### Data lines

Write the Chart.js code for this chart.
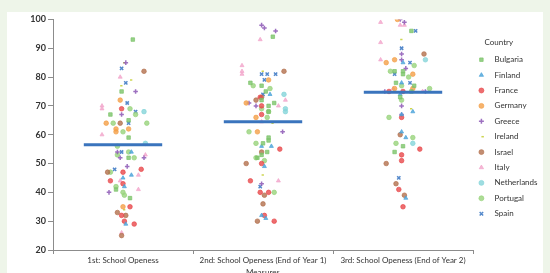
<!DOCTYPE html>
<html>
<head>
<meta charset="utf-8">
<script src="https://cdn.jsdelivr.net/npm/chart.js@4"></script>
<style>
  html, body { margin: 0; padding: 0; background: #eef5e9; width: 550px; height: 273px; overflow: hidden; }
  #panel { position: absolute; left: 7px; top: 12px; width: 536px; height: 261px; background: #ffffff; }
</style>
</head>
<body>
<div id="panel"><canvas id="grafico" width="536" height="261"></canvas></div>
<script>
// categorias del eje x y paises de la leyenda
const categories = ['1st: School Openess', '2nd: School Openess (End of Year 1)', '3rd: School Openess (End of Year 2)'];
const countries = ['Bulgaria', 'Finland', 'France', 'Germany', 'Greece', 'Ireland', 'Israel', 'Italy', 'Netherlands', 'Portugal', 'Spain'];
const yTicks = [20, 30, 40, 50, 60, 70, 80, 90, 100];
const meanValues = [56.5, 64.5, 74.7];

// puntos [posicion x con dispersion, valor]
const bulgaria = [[0.57,93],[0.49,75],[0.41,67],[0.54,65],[0.54,59],[0.54,52],[0.45,41],[0.55,38],
  [1.57,94],[1.41,78],[1.49,77],[1.52,75],[1.49,72],[1.58,71],[1.54,70],[1.54,68],[1.54,59],[1.54,58],[1.50,57],[1.53,54],[1.49,53],[1.46,52],
  [2.56,96],[2.44,82],[2.50,82],[2.50,81],[2.45,78],[2.58,77],[2.56,75],[2.48,73],[2.50,56],[2.44,54]];
const finland = [[0.56,54],[0.56,46],[0.50,45],[0.51,42],[0.52,29],
  [1.55,74],[1.56,56],[1.49,56],[1.51,49],[1.49,32],[1.52,31],
  [2.50,85],[2.49,78],[2.48,74],[2.57,68],[2.49,67],[2.49,61],[2.52,59],[2.52,38]];
const france = [[0.49,69],[0.63,48],[0.50,47],[0.41,44],[0.50,43],[0.55,35],[0.49,32],[0.51,30],[0.58,29],
  [1.48,73],[1.49,70],[1.49,67],[1.62,55],[1.49,50],[1.41,44],[1.48,40],[1.54,40],[1.51,32],[1.58,30],
  [2.40,75],[2.50,75],[2.49,66],[2.62,55],[2.49,53],[2.49,51],[2.47,41],[2.50,35]];
const germany = [[0.48,72],[0.38,64],[0.45,62],[0.54,62],[0.45,61],[0.50,35],
  [1.54,79],[1.38,71],[1.45,66],[1.46,61],
  [2.46,100],[2.44,86],[2.38,85],[2.57,81],[2.44,76],[2.57,76]];
const greece = [[0.52,85],[0.59,75],[0.49,67],[0.46,54],[0.48,52],[0.65,52],[0.53,49],[0.40,40],
  [1.49,98],[1.51,97],[1.59,96],[1.40,71],[1.45,70],[1.64,61],[1.49,43],
  [2.48,100],[2.51,99],[2.49,88],[2.49,86],[2.52,83],[2.37,75],[2.66,75],[2.49,70],[2.49,67]];
const ireland = [[0.50,85],[0.55,79],[0.48,77],[0.50,34],
  [1.49,82],[1.56,64],[1.49,46],
  [2.48,93],[2.55,69]];
const israel = [[0.65,82],[0.48,64],[0.39,47],[0.46,33],[0.52,32],[0.49,25],
  [1.65,82],[1.49,73],[1.45,72],[1.49,54],[1.38,50],[1.51,39],[1.50,36],[1.46,30],
  [2.65,88],[2.48,60],[2.38,50],[2.45,43],[2.51,39]];
const italy = [[0.48,80],[0.35,70],[0.35,69],[0.35,60],[0.66,53],[0.61,46],[0.48,44],[0.61,41],[0.49,26],
  [1.48,93],[1.35,84],[1.35,82],[1.35,81],[1.66,72],[1.61,70],[1.49,64.5],[1.61,44],
  [2.34,99],[2.48,98],[2.51,98],[2.34,92],[2.34,86],[2.43,76],[2.64,75]];
const netherlands = [[0.65,68],[0.66,57],
  [1.65,74],[1.66,69],[1.66,68],
  [2.66,86],[2.57,57]];
const portugal = [[0.55,69],[0.59,67],[0.43,64],[0.67,64],[0.50,61],[0.46,56],[0.54,54],[0.46,53],[0.58,52],[0.41,47],[0.45,42],[0.50,40],[0.51,39],
  [1.43,77],[1.55,76],[1.49,69],[1.54,68],[1.53,66],[1.40,61],[1.45,57],[1.45,52],[1.51,51],[1.58,40],
  [2.58,84],[2.41,82],[2.54,80],[2.49,77],[2.69,76],[2.49,72],[2.40,66],[2.57,59],[2.45,57]];
const spain = [[0.49,83],[0.52,78],[0.53,71],[0.59,68],[0.54,64],[0.49,54],[0.44,48],
  [1.49,81],[1.53,81],[1.59,81],[1.51,79],[1.50,74],[1.48,42],
  [2.59,96],[2.49,90],[2.55,85],[2.44,81],[2.55,78],[2.47,45]];

const countryPoints = [bulgaria, finland, france, germany, greece, ireland, israel, italy, netherlands, portugal, spain];

// estilos de cada pais
const colores = ['#7cc46a', '#4aa2da', '#e8494b', '#f4a048', '#8e5ab6', '#c5cf36', '#b3714e', '#f2a5cb', '#86d5d9', '#98d37c', '#3a77c3'];
const formas = ['rect', 'triangle', 'circle', 'circle', 'cross', 'dash', 'circle', 'triangle', 'circle', 'circle', 'crossRot'];

const fuente = { family: 'Lato, "Liberation Sans", sans-serif', size: 8 };
const gris = '#8c8c8c';

let datasets = countries.map((nombre, i) => ({
  label: nombre,
  data: countryPoints[i].map(p => ({ x: p[0], y: p[1] })),
  pointStyle: formas[i],
  backgroundColor: colores[i] + 'cc',
  borderColor: colores[i] + 'dd',
  borderWidth: (formas[i] === 'cross' || formas[i] === 'crossRot' || formas[i] === 'dash') ? 1.5 : 0.8,
  pointRadius: formas[i] === 'rect' ? 2.5 : 2.3
}));

// lineas de media por categoria
const mediaAncho = 0.28;
meanValues.forEach((m, i) => {
  datasets.push({
    type: 'line',
    label: 'media' + i,
    data: [{ x: i + 0.5 - mediaAncho, y: m }, { x: i + 0.5 + mediaAncho, y: m }],
    borderColor: '#3a74bd',
    borderWidth: 3,
    pointRadius: 0,
    order: -1
  });
});

// ancho fijo de la leyenda
const leyendaFija = {
  id: 'leyendaFija',
  beforeUpdate(chart) {
    if (chart.legend && !chart.legend._fijo) {
      const fitOriginal = chart.legend.fit;
      chart.legend.fit = function () { fitOriginal.call(this); this.width = 70; };
      chart.legend._fijo = true;
    }
  }
};

let grafico = document.getElementById('grafico').getContext('2d');

let diagrama = new Chart(grafico, {
  type: 'scatter',
  data: { datasets: datasets },
  plugins: [leyendaFija],
  options: {
    responsive: false,
    animation: false,
    layout: { padding: { top: 7, right: 0, left: 0, bottom: 0 } },
    plugins: {
      tooltip: { enabled: false },
      legend: {
        position: 'right',
        align: 'start',
        title: { display: true, text: 'Country         ', color: '#333', font: fuente, padding: { top: 19.7, bottom: 0 } },
        labels: {
          usePointStyle: true,
          boxWidth: 2,
          boxHeight: 3.5,
          padding: 7.4,
          color: '#333',
          font: fuente,
          filter: item => item.datasetIndex < countries.length,
          generateLabels: c => Chart.defaults.plugins.legend.labels.generateLabels(c).map(l => ({ ...l, text: '    ' + l.text }))
        }
      }
    },
    scales: {
      x: {
        type: 'linear', min: 0, max: 3, position: 'bottom', weight: 0,
        afterBuildTicks: s => { s.ticks = [0, 1, 2, 3].map(v => ({ value: v })); },
        ticks: { display: false },
        grid: { drawOnChartArea: false, tickLength: 4, color: gris },
        border: { color: gris },
        afterFit: s => { s.height = 4; }
      },
      x2: {
        type: 'linear', min: 0, max: 3, position: 'bottom', weight: 1,
        afterBuildTicks: s => { s.ticks = [0.5, 1.5, 2.5].map(v => ({ value: v })); },
        ticks: { autoSkip: false, maxRotation: 0, padding: 2, color: '#333', font: fuente, callback: v => categories[Math.floor(v)] },
        grid: { display: false, drawTicks: false },
        border: { display: false },
        title: { display: true, text: 'Measures', color: '#333', font: { family: fuente.family, size: 8, lineHeight: 0.2 }, padding: 0 },
        afterFit: s => { s.height = 19; }
      },
      y: {
        min: 20, max: 100,
        afterBuildTicks: s => { s.ticks = yTicks.map(v => ({ value: v })); },
        ticks: { padding: 2, color: '#333', font: { family: fuente.family, size: 9, weight: 'bold' } },
        grid: { drawOnChartArea: false, tickLength: 5, color: gris },
        border: { color: gris },
        afterFit: s => { s.width = 46; }
      }
    }
  }
});
</script>
</body>
</html>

### Task
Extract all lines containing the word "this".

### Worked answer
Write the Chart.js code for this chart.
      chart.legend.fit = function () { fitOriginal.call(this); this.width = 70; };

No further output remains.